Following a 48-36 vote by team members at a Louisville Trader Joe’s store to unionize, the company is challenging the decision, claiming union representatives used fear and coercion to gain a favorable outcome.
According to the grocer’s filing with the National Labor Relations Board, union representatives “unlawfully interfered with the conduct of the election by repeatedly approaching and cornering crew members while they were working and while the polls were open, to intimidate crew members into voting for the union.”
The filing goes on to claim that members of Trader Joe’s United, the independent union of Trader Joe’s workers, “through its agents, officers, and representatives, unlawfully cornered and coerced and intimidated eligible voters by approaching crew members who were believed to support Trader Joe’s while they were working and directing those crew members not to vote.”
Trader Joe’s had joined union representatives at the bargaining table earlier this week following the Jan. 26 vote, but talks have since stalled. Trader Joe’s United laid out some of the discussion points on its Twitter page, with wages, benefits and paid time off being the main issues put forth.
According to a tweet from Trader Joe’s United, “We did have movement, and came to an agreement with our employer on a few issues such as jury duty leave.” However, the union claims the grocer did not believe the agreements should be applied to all unionized stores.
Workers at a Hadley, Mass., Trader Joe’s voted 45-31 last July to form a union and launch Trader Joe’s United. Employees at a Trader Joe’s location in Minneapolis also voted to join Trader Joe’s United last year by a vote of 55-5.

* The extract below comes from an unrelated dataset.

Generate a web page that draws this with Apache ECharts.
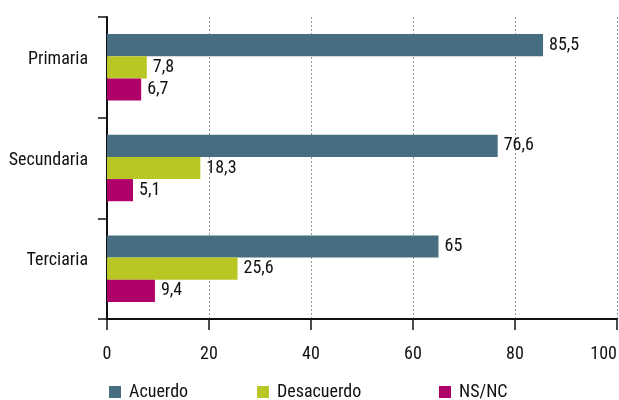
<!DOCTYPE html>
<html><head><meta charset="utf-8">
<script src="https://cdn.jsdelivr.net/npm/echarts@6/dist/echarts.min.js"></script>
<style>html,body{margin:0;padding:0;background:#fff}#c{width:619px;height:400px}</style>
</head><body><div id="c"></div>
<script>
const categories = ['Primaria', 'Secundaria', 'Terciaria'];
const acuerdo = [85.5, 76.6, 65];
const desacuerdo = [7.8, 18.3, 25.6];
const nsnc = [6.7, 5.1, 9.4];
const xTicks = [0, 20, 40, 60, 80, 100];
const names = ['Acuerdo', 'Desacuerdo', 'NS/NC'];
const colors = ['#466e80', '#b8c724', '#b0006a'];

const FONT = '"Roboto Condensed", "Liberation Sans", sans-serif';
const chart = echarts.init(document.getElementById('c'));
const fmt = p => String(p.value).replace('.', ',');
function mk(name, data, color) {
  return {
    name, type: 'bar', data, barGap: '0%', barCategoryGap: '34%',
    itemStyle: { color },
    label: { show: true, position: 'right', distance: 6, formatter: fmt,
      color: '#111', fontFamily: FONT, fontSize: 18 }
  };
}
chart.setOption({
  animation: false,
  textStyle: { fontFamily: FONT },
  grid: { left: 107, right: 2, top: 17, bottom: 81, containLabel: false, outerBoundsMode: 'none' },
  legend: [
    { data: [names[0]], left: 104, top: 378 },
    { data: [names[1]], left: 252, top: 378 },
    { data: [names[2]], left: 434, top: 378 }
  ].map(l => Object.assign(l, { icon: 'rect', itemWidth: 12, itemHeight: 12, itemGap: 8,
      textStyle: { fontFamily: FONT, fontSize: 18, color: '#111', padding: [0,0,0,3] } })),
  xAxis: {
    type: 'value', min: xTicks[0], max: xTicks[xTicks.length - 1], interval: 20,
    axisLine: { show: true, lineStyle: { color: '#111', width: 2 } },
    axisTick: { show: true, length: 11, lineStyle: { color: '#111', width: 1.5 } },
    axisLabel: { margin: 26, fontFamily: FONT, fontSize: 18, color: '#111', alignMaxLabel: 'right' },
    splitLine: { show: true, lineStyle: { color: '#999', type: [2, 2], width: 1 } }
  },
  yAxis: {
    type: 'category', data: categories, inverse: true,
    axisLine: { show: true, lineStyle: { color: '#111', width: 2 } },
    axisTick: { show: true, length: 9, lineStyle: { color: '#111', width: 1.5 } },
    axisLabel: { margin: 19, fontFamily: FONT, fontSize: 18, color: '#111',
      verticalAlign: 'bottom', lineHeight: 16 },
    splitLine: { show: false }
  },
  series: [
    mk(names[0], acuerdo, colors[0]),
    mk(names[1], desacuerdo, colors[1]),
    mk(names[2], nsnc, colors[2])
  ]
});
</script></body></html>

Trader Joe’s United rejected the grocer’s claims in a statement.
“It’s interesting that the company is claiming that we tainted the ‘laboratory’ conditions of the election when we have several unfair labor practice charges on file against Trader Joe’s for coercion, intimidation, threats, and surveillance in the weeks leading up to our election,” said Connor Hovey, an employee and organizer at the Louisville location. “We also think it’s interesting that a company with such a progressive image is going to such lengths to delay the results of a fair, democratic process.”
Trader Joe’s requested in its filing that the results of the union election be “set aside,” and unionization efforts will remain tabled until the National Labor Relations Board holds a hearing on the matter.
With more than 500 stores in 40-plus states, Monrovia, Calif.-based Trader Joe’s is No. 27 on The PG 100,Progressive Grocer’s 2022 list of the top food and consumables retailers in North America.